Defendant argues that the interpretation of scheme to defraud in McNally also requires reversal of his conviction under 18 U.S.C. Sec. 2314 of interstate transportation of a security knowing that it was taken by fraud.

17

Count Three of the indictment charged defendant with causing a security valued in excess of $5,000 to be transported in interstate commerce, by means of a wire transfer of credits, "knowing said security to have been taken by fraud." It was stipulated that the money received from Gulewicz and deposited to the TRC account was a security and moved in interstate commerce. The only element of the offense for the jury to decide was whether defendant knew the money was obtained by fraud. The jury was instructed that:

18

Count Three is a different charge and the law applicable to Count Three provides that whoever transports in interstate commerce securities or money of a value of $5,000 or more, knowing the same to have been stolen, embezzled, converted or taken by fraud, shall be guilty of an offense against the United States.

19

Now, in order to establish the Defendant was guilty of the events charged in Count Three, the Government must prove beyond a reasonable doubt, one, that the Defendant wilfully and knowingly devised a scheme or artifice to defraud, or for obtaining money or property by fraudulent means; two, that the Defendant caused to be transmitted in interstate commerce a wire communication or a wire transfer of credits; three, that the credits transferred constituted the proceeds of the fraudulent scheme; and, four, that the credits had a value in excess of $5,000.

20

The principles of fraud and definition of scheme to defraud are the same for an offense under the mail fraud statute and the interstate transportation statute....

21

Defendant construes McNally to mean that a scheme to defraud another of intangible rights can never be actionable fraud. Because the scheme to defraud K-Mart of intangible rights was the basis of both the mail fraud and interstate transportation counts, defendant reasons that his conviction on Count Three cannot stand.

22

We disagree with defendant's contention that a McNally problem is present in Count Three. The jury was properly instructed that, in order to convict defendant, they had to find that he obtained property of a value in excess of $5,000 as a result of his fraudulent scheme.

23

The government contends that the interpretation of scheme to defraud does not affect defendant's conviction on Count Three because defendant was only charged with knowledge that the money was taken by fraud. Knowledge may be inferred from defendant's conduct and surrounding circumstances. United States v. Holland, 831 F.2d 717, 721 (7th Cir.1987); United States v. Grainger, 701 F.2d 308, 311 (4th Cir.), cert. denied, 461 U.S. 947, 103 S.Ct. 2129, 77 L.Ed.2d 1307 (1983). The government suggests that defendant's conduct in handling all of the transactions through his attorney and in hiding the money in the TRC account shows that he was well aware that the money was obtained by fraud.

24

The fact remains, however, that the jury was not instructed to find that defendant had knowledge that the money was taken by fraud.

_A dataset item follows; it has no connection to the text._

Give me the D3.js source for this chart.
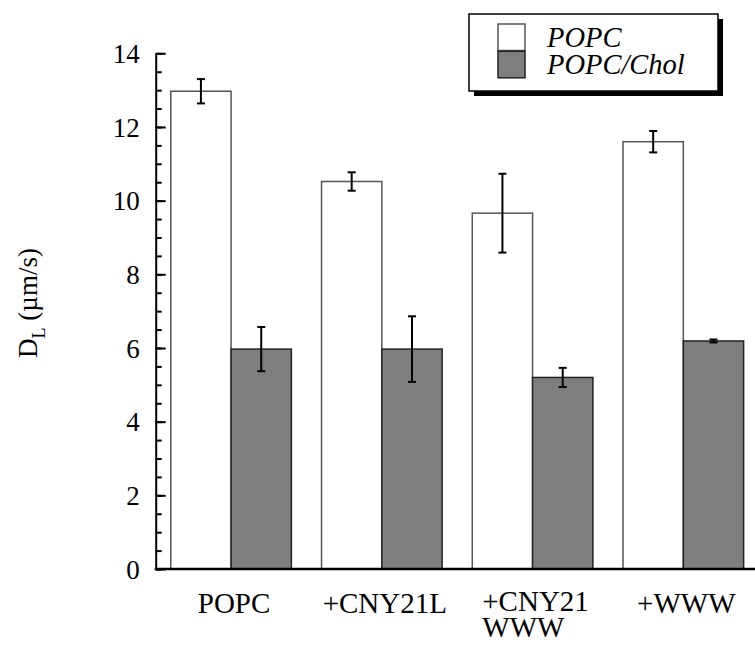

Instead, the jury was instructed, in accordance with the government's theory at trial, under the second paragraph of 18 U.S.C. Sec. 2314, that the government must prove that defendant devised a scheme or artifice to defraud. The jury was then referred to the instructions on the mail fraud counts, that the scheme to defraud in this case was a scheme to defraud K-Mart of intangible rights. Thus, the jury was led to believe that all they had to find was that defendant devised a scheme to defraud K-Mart of its right to honest employment in order to convict defendant on Count Three. This theory ignores the fact that the money could not have been obtained by defrauding K-Mart because K-Mart was not the owner of the kickbacks. Under the evidence introduced at trial, a proper instruction would have been whether defendant knew the money was obtained by defrauding Gulewicz.

25

Because of the confusion between the indictment, the evidence at trial, and the theory argued and submitted to the jury, we agree with defendant that Count Three was improperly submitted. Accordingly, defendant's conviction on Count Three is reversed and remanded for a new trial.

26

In light of our disposition of this case, we need not address defendant's remaining contention that he was denied effective assistance of counsel. The judgment of the district court is reversed, and this cause is remanded for further proceedings according to law and consistent with this opinion.

1

The mail fraud statute, 18 U.S.C. Sec. 1341, provides in relevant part:

Whoever, having devised or intending to devise any scheme or artifice to defraud, or for obtaining money or property by means of false or fraudulent pretenses, representations, or promises, ... for the purpose of executing such scheme or artifice or attempting to do so, ... knowingly causes to be delivered by mail ... any such matter or thing, shall be fined not more than $1,000 or imprisoned not more than five years, or both.

2

18 U.S.C. Sec. 2314 provides:

Whoever transports in interstate or foreign commerce any goods, wares, merchandise, securities or money, of the value of $5,000 or more, knowing the same to have been stolen, converted or taken by fraud; or

Whoever, having devised or intended to devise any scheme or artifice to defraud, or for obtaining money or property by means of false or fraudulent pretenses, representations, or promises, transports or causes to be transported, or induces any person to travel in, or to be transported in interstate commerce in the execution or concealment of a scheme or artifice to defraud that person of money or property having a value of $5,000 or more; ...

* * *

Shall be fined not more than $10,000 or imprisoned not more than ten years, or both.